The ruling, which was dated April 2 but not publicly released until Monday, does not identify the parties involved. But Carol Lew, a shareholder at Stradling Yocca Carlson & Rauth in Newport Beach, Calif., who serves as bond counsel for the Kings River Conservation District in Fresno, said the ruling applies to the district and the San Joaquin Valley Power Authority, and is important because it may encourage other municipalities in California to follow suit.

Lew said that by determining that the authority qualified as a "utility," the IRS provided some much-needed guidance on the term, which currently is not defined in the tax code as it pertains to arbitrage.

"It shines some light in an area where there hasn't been much guidance," she said yesterday. "It was helpful for the IRS to clarify the meaning of utility and service area to assist issuers in utilizing this exception."

The ruling stems from a request that the district and the authority made to the IRS for a ruling on a project they planned to undertake.

Under the plans, the authority is to take over power production for its members: 11 cities and one county. The power would be available to all residents within the municipalities' borders, and the authority would be responsible for setting the rates.

A California state law - the 2002 Community Choice Act - permits local governments to purchase electricity for their residents, in an attempt to increase competition and potentially lower rates.

Power is currently provided by two private facilities. But under the new system, the district, which already has a hydroelectric power plant, would construct a natural gas plant and provide the power from that plant. The private facilities would simply transmit and distribute the power to residents, who could opt out of the public program and continue to receive power from the private facilities.

Currently, the district does not have sufficient facilities to provide the power, so it plans to prepay for electricity from other sources, and to finance those payments with tax-exempt bonds. The district also is in the process of developing a larger power plant, which it eventually hopes will allow it to purchase electricity on a supplemental basis.

Tax regulations stipulate that unless a prepayment is made by, or for, electrical or natural gas utilities, it is considered investment property and therefore is subject to arbitrage regulations. However, if the prepayment is made on behalf of an electrical or natural gas utility run by a municipal entity, then the payments are considered expended and are not part of arbitrage calculations.

Furthermore, a prepayment is only eligible for the utility exception if it provides power to a "service area."

The IRS agreed with the claim that the district and authority together qualify as a utility with a service area, since they will offer the electricity to all residents and assume responsibility to provide the power and set the rates.

Lew said that while the arrangement between the authority and the district to provide power is unique thus far, other California municipalities interested in providing more power options to their residents could follow suit in the future thanks in part to the favorable ruling.

"It is my understanding that we are the first ones," she said. "This is an important area for California law to help our consumers have a choice [in power providers]."

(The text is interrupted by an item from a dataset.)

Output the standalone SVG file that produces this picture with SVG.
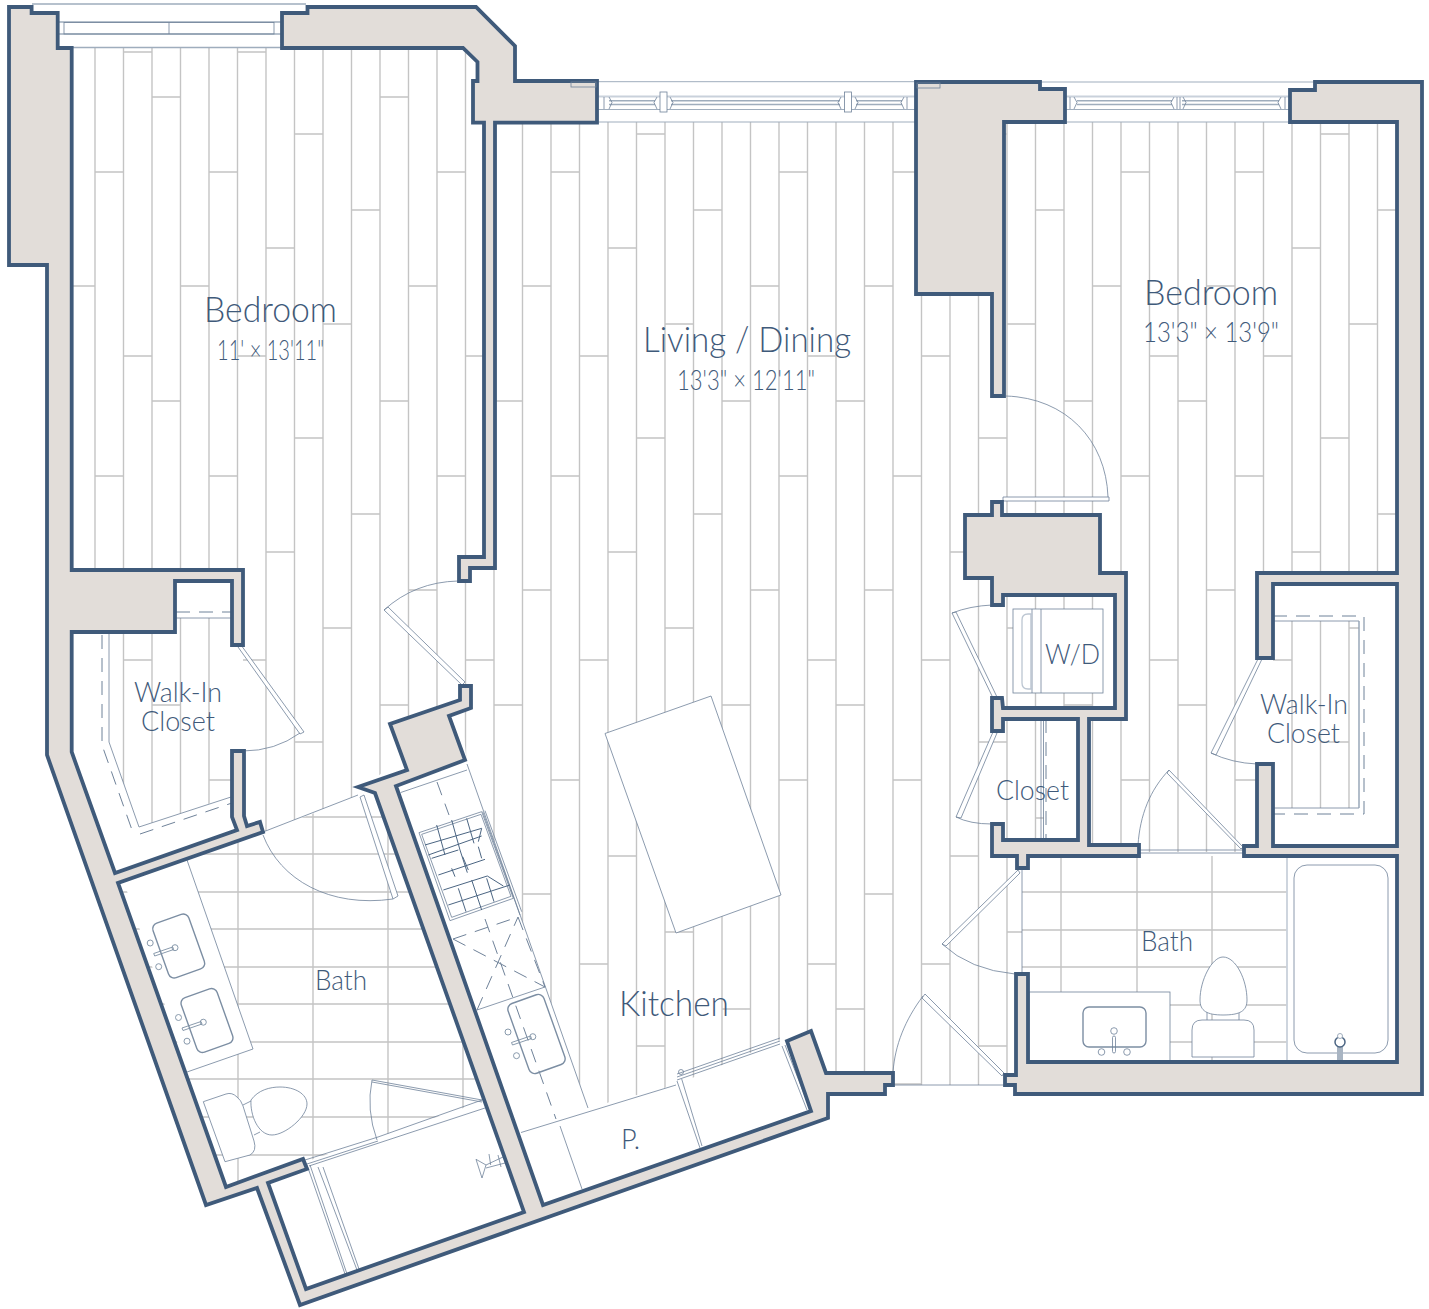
<svg xmlns="http://www.w3.org/2000/svg" width="1429" height="1309" viewBox="0 0 1429 1309">
<style>
.wall{fill:#e2ddd9;stroke:#3f5a7a;stroke-width:3.8;stroke-linejoin:miter}
.t{fill:none;stroke:#6f8299;stroke-width:.8}
.w{fill:#fff;stroke:#6f8299;stroke-width:.8}
.l{fill:none;stroke:#9fadbd;stroke-width:1}
.d{fill:none;stroke:#6f8299;stroke-width:1;stroke-dasharray:14 9}
.g{fill:none;stroke:#c4c4c4;stroke-width:1.4}
.s{fill:none;stroke:#7c8ea3;stroke-width:1.4}
text{font-family:Lato,"Liberation Sans",sans-serif;font-weight:300;fill:#3f5a7a;stroke:none}
</style>
<defs>
<pattern id="planks" patternUnits="userSpaceOnUse" x="50" y="0" width="342" height="304">
<path class="g" d="M16.5 0V304M45 0V304M73.5 0V304M102 0V304M130.5 0V304M159 0V304M187.5 0V304M216 0V304M244.5 0V304M273 0V304M301.5 0V304M330 0V304M16.5 286H45M45 172H73.5M73.5 52H102M102 97H130.5M130.5 286H159M159 172H187.5M187.5 52H216M216 248H244.5M244.5 134H273M273 20H301.5M301.5 210H330M330 97H342M0 97H16.5"/>
</pattern>
<clipPath id="floorClip"><polygon points="65,48 480,48 480,122 1397,122 1397,573 1260,573 1260,846 1244,846 1244,852 1022,852 1022,1000 1016,1085 894,1085 894,1074 826,1074 787,1041 676,1085 588,1108 467,764 460,700 358,795 263,832 243,820 243,570 65,570"/></clipPath>
<clipPath id="closetL"><polygon points="109,634 175,634 175,618 232,618 232,796 139,827 109,742"/></clipPath>
<clipPath id="bath1"><polygon points="263,832 358,797 375,793 487,1100 305,1162 226,1187 118,883"/></clipPath>
<g id="faucet"><circle class="s" style="stroke-width:.9" cx="-28.5" cy="-3" r="3"/><circle class="s" style="stroke-width:.9" cx="-3.7" cy="1.7" r="3"/><circle class="s" style="stroke-width:.9" cx="-20" cy="20.7" r="3"/><path class="s" style="stroke-width:.9" d="M-25 7.5L-6 1L-5 3.5L-24 10Z"/></g>
<g id="sink"><rect class="s" x="-19" y="-29" width="38" height="58" rx="6" transform="rotate(-19.6)"/><use href="#faucet"/></g>
</defs>
<rect width="1429" height="1309" fill="#fff"/>
<g id="floor">
<rect width="1429" height="1309" fill="url(#planks)" clip-path="url(#floorClip)"/>
<rect width="1429" height="1309" fill="url(#planks)" clip-path="url(#closetL)"/>
<rect x="1273" y="621" width="86" height="187" fill="url(#planks)"/>
<rect x="1044" y="719" width="34" height="121" fill="#fff"/>
<path class="g" clip-path="url(#bath1)" d="M110 817H500M110 854H500M110 892H500M110 929H500M110 967H500M110 1004H500M110 1042H500M110 1079H500M110 1117H500M110 1155H500M238 800V1200M313 800V1200M388 800V1200M463 800V1200"/>
<path class="g" d="M1022 892H1287M1022 930H1287M1022 967H1287M1022 1005H1287M1022 1042H1287M1061 856V1062M1137 856V1062M1212 856V1062"/>
<path d="M1287 856V1062" fill="none" stroke="#c9d1db" stroke-width="1.8"/>
</g>
<g id="windows">
<path class="l" d="M32 4H306M58 22H281M58 34H281M58 47.5H281M58 22V47" style="stroke-width:1.3"/>
<path d="M597 96.500H915M1065 96.500H1290" fill="none" stroke="#c9d1db" stroke-width="2"/>
<rect class="t" x="64" y="22.5" width="210" height="11.5"/><path class="t" d="M169 22.5V34"/>
<path class="l" d="M597 81.700H915M597 109.500H915M597 122H915M1041 82H1315M1065 109.500H1290M1065 122H1290"/>
<path d="M609 100.700H655M609 104.500H655M671 100.700H840M671 104.500H840M856 100.700H902M856 104.500H902M1077 100.700H1172M1077 104.500H1172M1182 100.700H1279M1182 104.500H1279" fill="none" stroke="#9fadbd" stroke-width="1.6"/>
<rect class="w" x="660" y="92" width="7" height="20"/><rect class="w" x="844.500" y="92" width="7" height="20"/>
<path class="t" d="M604 97V109M907 97V109M1070 97V109M1177 97V109M1285 97V109M1180 97V109M609 97L612 102.500L609 109M657 97L654 102.500L657 109M670 97L673 102.500L670 109M841 97L838 102.500L841 109M855 97L858 102.500L855 109M904 97L901 102.500L904 109M1074 97L1077 102.500L1074 109M1174 97L1171 102.500L1174 109M1183 97L1186 102.500L1183 109M1281 97L1278 102.500L1281 109"/>
</g>
<g id="kitchen">
<polygon points="397,785 467,764 588,1108 676,1085 780,1040 811,1111 543,1205" fill="#fff"/>
<polygon class="w" points="605,733.500 711,696 781,895 676,933"/>
<path class="t" d="M400.700 792.500L467 770M467 764L588 1108M521 1132.500L676 1085M560 1126L582 1189M677 1081L700 1148M681.700 1079L702 1146M782 1046L807 1110M785 1045L810 1109M677 1080L780 1044M677 1077L780 1041M677 1074L780 1038M477 1010L545 987"/>
<circle class="t" cx="681" cy="1072" r="2.500"/>
<path class="d" d="M437 782L449 815M485 919L556 1119M453 939L518 917M518 917L545 987M453 939L545 987M477 1010L518 917"/>
<g id="range" transform="translate(410,800) scale(.33333)">
<path d="M27 98L215 35L310 295L120 362ZM35 103L213 43L303 289L125 352ZM218 35L330 345M225 32L335 335" fill="none" stroke="#6f8299" stroke-width="2.400"/>
<path fill="none" stroke="#4a6482" stroke-width="3" d="M45 135L215 85L205 125M55 165L215 108M80 75L105 165M125 60L150 150L172 218M170 55L192 130M65 175L145 150M85 225L225 178M125 205L135 230M158 170L175 210M205 140L215 175M100 270L232 228L280 258M115 315L300 255M145 265L168 335M185 240L215 330M230 235L252 305"/>
</g>
<use href="#faucet" transform="translate(536.500,1035)"/>
<rect class="s" x="-19" y="-37" width="38" height="74" rx="6" transform="translate(536.500,1034) rotate(-19.600)"/>
</g>
<g id="bath-left">
<polygon points="187,860 253,1049 187,1072 150,960 125,885" fill="#fff"/>
<path class="t" d="M187 860L253 1049L187 1072"/>
<use href="#sink" transform="translate(178.700,946)"/>
<use href="#sink" transform="translate(207,1020.500)"/>
<path class="w" d="M203.300 1101.700L226 1094Q232 1092 237 1097Q241 1100 243 1106L254 1141Q257 1151 250 1155L225 1161.700Z"/>
<path class="w" d="M243 1105L251 1101M254 1135L260 1132"/>
<path class="w" d="M251 1100C258 1090 270 1087 280 1087C295 1087 307 1094 307 1104C307 1117 285 1135 272 1135C258 1135 250 1115 251 1100Z"/>
<path class="t" d="M305 1160L378 1137M307 1164L378 1141M378 1137L482 1100M309 1166L485 1108M372 1080L482 1100M372 1082L482 1102M372 1080Q366 1110 377 1140M307 1165L345 1274M310 1165L347 1274M318 1167L357 1270M323 1167L359 1269"/>
<path class="t" d="M476 1159.300L486 1165L482 1178ZM486 1165L503 1157M486 1168L505 1163M489 1154L490.700 1165M498 1155L501 1167"/>
</g>
<g id="bath-right">
<rect class="w" x="1029" y="992" width="141" height="70"/>
<rect class="s" x="1083" y="1007" width="63" height="40" rx="6"/>
<circle class="t" cx="1114" cy="1031" r="3.300"/><circle class="t" cx="1101.500" cy="1052" r="3.300"/><circle class="t" cx="1127" cy="1052" r="3.300"/><rect class="t" x="1112.500" y="1036" width="3" height="17" rx="1.500"/>
<path class="w" d="M1192 1057V1030Q1192 1020 1202 1020H1244Q1254 1020 1254 1030V1057Z"/>
<path class="t" d="M1207 1020V1012M1239 1020V1012"/>
<path class="w" d="M1200 1000C1200 980 1212 957 1223 957C1236 957 1247 980 1247 1000C1247 1011 1240 1015 1223 1015C1207 1015 1200 1011 1200 1000Z"/>
<rect class="t" x="1294" y="865" width="94" height="188" rx="13"/>
<rect x="1337" y="1046" width="6" height="16" fill="#a8b4c2"/>
<circle cx="1340" cy="1042" r="5" fill="#fff" stroke="#4d6684" stroke-width="1.500"/>
<circle cx="1340" cy="1036" r="2.500" fill="#fff" stroke="#9fadbd"/>
</g>
<g id="closets">
<path class="t" d="M109 633V742L139 827L231 797M176 618H232"/>
<path class="d" d="M102 635V745L132 830M140 834L232 803M176 612H232"/>
<path class="t" d="M1273 621H1359V808H1273"/>
<path class="l" d="M1359 621V808"/>
<path class="d" d="M1273 616H1364V814H1273"/>
<rect class="w" x="1013" y="609" width="90" height="84"/>
<path class="t" d="M1032 609V693M1041 609V693"/>
<path d="M1032 614H1028Q1022 614 1022 620V683Q1022 689 1028 689H1032" fill="none" stroke="#bcc6d2" stroke-width="1.300"/>
<path d="M1031 614V689" stroke="#bcc6d2" stroke-width="1.500" fill="none"/>
<path class="t" d="M1041 719V840M1043.500 719V840"/>
<path class="d" d="M1046 719V840"/>
</g>
<g id="thresholds">
<path class="t" d="M263 832L358 795M1022 868V974M894 1085H1005M1139 850H1244M1139 853H1244"/>
</g>
<g id="doors">
<polygon class="w" points="462,685 384,610 388,607 465,682"/><path class="t" d="M384 610Q415 582 458 581"/>
<polygon class="w" points="238,647 241,645 304,732 300,734"/><path class="t" d="M300 733Q275 751 243 751"/>
<polygon class="w" points="360,797 364,795 398,896 393,899"/><path class="t" d="M393 899C330 908 280 880 263 835"/>
<polygon class="w" points="1003,497 1109,497 1109,501 1003,501"/><path class="t" d="M1108 497C1106 440 1066 398 1006 396"/>
<polygon class="w" points="952,613 956,612 997,697 993,698"/><path class="t" d="M952 613Q970 606 992 605"/>
<polygon class="w" points="993,732 997,733 961,818 956,817"/><path class="t" d="M956 817Q970 824 992 824"/>
<polygon class="w" points="1258,659 1262,659 1216,755 1211,753"/><path class="t" d="M1211 753Q1232 763 1257 764"/>
<polygon class="w" points="1169,770 1243,847 1241,849 1167,773"/><path class="t" d="M1169 770C1150 790 1140 815 1138 845"/>
<polygon class="w" points="1018,870 1020,873 946,946 942,944"/><path class="t" d="M942 944Q970 970 1015 974"/>
<polygon class="w" points="925,994 1004,1073 1002,1076 922,998"/><path class="t" d="M923 996C905 1020 895 1045 893 1072"/>
</g>
<g id="walls">
<polygon class="wall" points="9,7 31.600,7 31.600,13 57.700,13 57.700,48 71.700,48 71.700,570 243,570 243,645 232,645 232,581 175,581 175,632 71.700,632 71.700,752 115,873 237,830 232,817 232,751 244,751 244,816 247,826 260,822 263,832 118,883 226,1187 303,1159 307,1169 268,1183 306,1289 524,1212 375,793 358,787 407,770 390,724 460,700 460,686 471,686 471,708 449,716 465,760 396,786 543,1205 811,1111 787,1041 811,1031 826,1073 893,1073 893,1085 885,1085 885,1094 828,1094 828,1118 300,1305 257,1188 206,1205 47,755 47,265 9,265"/>
<polygon class="wall" points="282,13 307.500,13 307.500,7 476,7 515,46 515,81 597,81 597,122.700 495,122.700 495,568 470,568 470,581 459,581 459,557 484,557 484,122.700 473,122.700 473,81 477.500,81 477.500,62 463,48 282,48"/>
<polygon class="wall" points="916,82 1040,82 1040,89 1065,89 1065,122 1004,122 1004,396 992,396 992,294 916,294"/>
<polygon class="wall" points="992,502 1002,502 1002,515 1100,515 1100,573 1126,573 1126,719 1089,719 1089,845 1139,845 1139,856 1028,856 1028,868 1017,868 1017,856 992,856 992,824 1003,824 1003,840 1078,840 1078,719 1003,719 1003,731 992,731 992,698 1002,698 1003,708 1115,708 1115,595 1003,595 1003,605 992,605 992,578 965,578 965,515 992,515"/>
<polygon class="wall" points="1315,82 1422,82 1422,1094 1015,1094 1015,1085 1005,1085 1005,1075 1016,1075 1016,974 1028,974 1028,1062 1397,1062 1397,856 1244,856 1244,846 1257,846 1257,764 1273,764 1273,846 1397,846 1397,584 1273,584 1273,658 1257,658 1257,573 1397,573 1397,122 1290,122 1290,90 1315,90"/>
<rect class="t" x="571" y="82" width="25" height="5"/>
<rect class="t" x="917" y="83" width="23" height="5"/>
</g>
<g id="labels">
<text x="204" y="322" font-size="35" textLength="133" lengthAdjust="spacingAndGlyphs">Bedroom</text>
<text x="217" y="360" font-size="27" textLength="107" lengthAdjust="spacingAndGlyphs">11' × 13'11"</text>
<text x="643" y="352" font-size="35" textLength="208" lengthAdjust="spacingAndGlyphs">Living / Dining</text>
<text x="677" y="390" font-size="27" textLength="138" lengthAdjust="spacingAndGlyphs">13'3" × 12'11"</text>
<text x="1144" y="305" font-size="35" textLength="134" lengthAdjust="spacingAndGlyphs">Bedroom</text>
<text x="1143" y="342" font-size="27" textLength="136" lengthAdjust="spacingAndGlyphs">13'3" × 13'9"</text>
<text x="134" y="702" font-size="27" textLength="88" lengthAdjust="spacingAndGlyphs">Walk-In</text>
<text x="141" y="731" font-size="27" textLength="74" lengthAdjust="spacingAndGlyphs">Closet</text>
<text x="1260" y="714" font-size="27" textLength="88" lengthAdjust="spacingAndGlyphs">Walk-In</text>
<text x="1267" y="743" font-size="27" textLength="73" lengthAdjust="spacingAndGlyphs">Closet</text>
<text x="1045" y="664" font-size="28" textLength="55" lengthAdjust="spacingAndGlyphs">W/D</text>
<text x="996" y="800" font-size="28" textLength="73" lengthAdjust="spacingAndGlyphs">Closet</text>
<text x="315" y="990" font-size="28" textLength="52" lengthAdjust="spacingAndGlyphs">Bath</text>
<text x="1141" y="951" font-size="28" textLength="52" lengthAdjust="spacingAndGlyphs">Bath</text>
<text x="619" y="1016" font-size="35" textLength="110" lengthAdjust="spacingAndGlyphs">Kitchen</text>
<text x="621" y="1149" font-size="28" textLength="19" lengthAdjust="spacingAndGlyphs">P.</text>
</g>
</svg>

In a supplemental matter, the IRS also determined in the ruling that the usage of the two private facilities to transmit and distribute the electricity does not constitute private business use.

Under the plans, the private facilities would only receive payments for the transmission and distribution of the power, while the authority would receive payments for supplying the power. Also, since the private facilities do not stand to gain from the new arrangement because the new authority would serve as a new competitor, the IRS determined that the transmission of electricity purchased with tax-exempt bond proceeds would not constitute private business use in this case.

"They were not gaining anything from the bond proceeds - their business of distributing and transmitting stayed the same before and after," Lew said.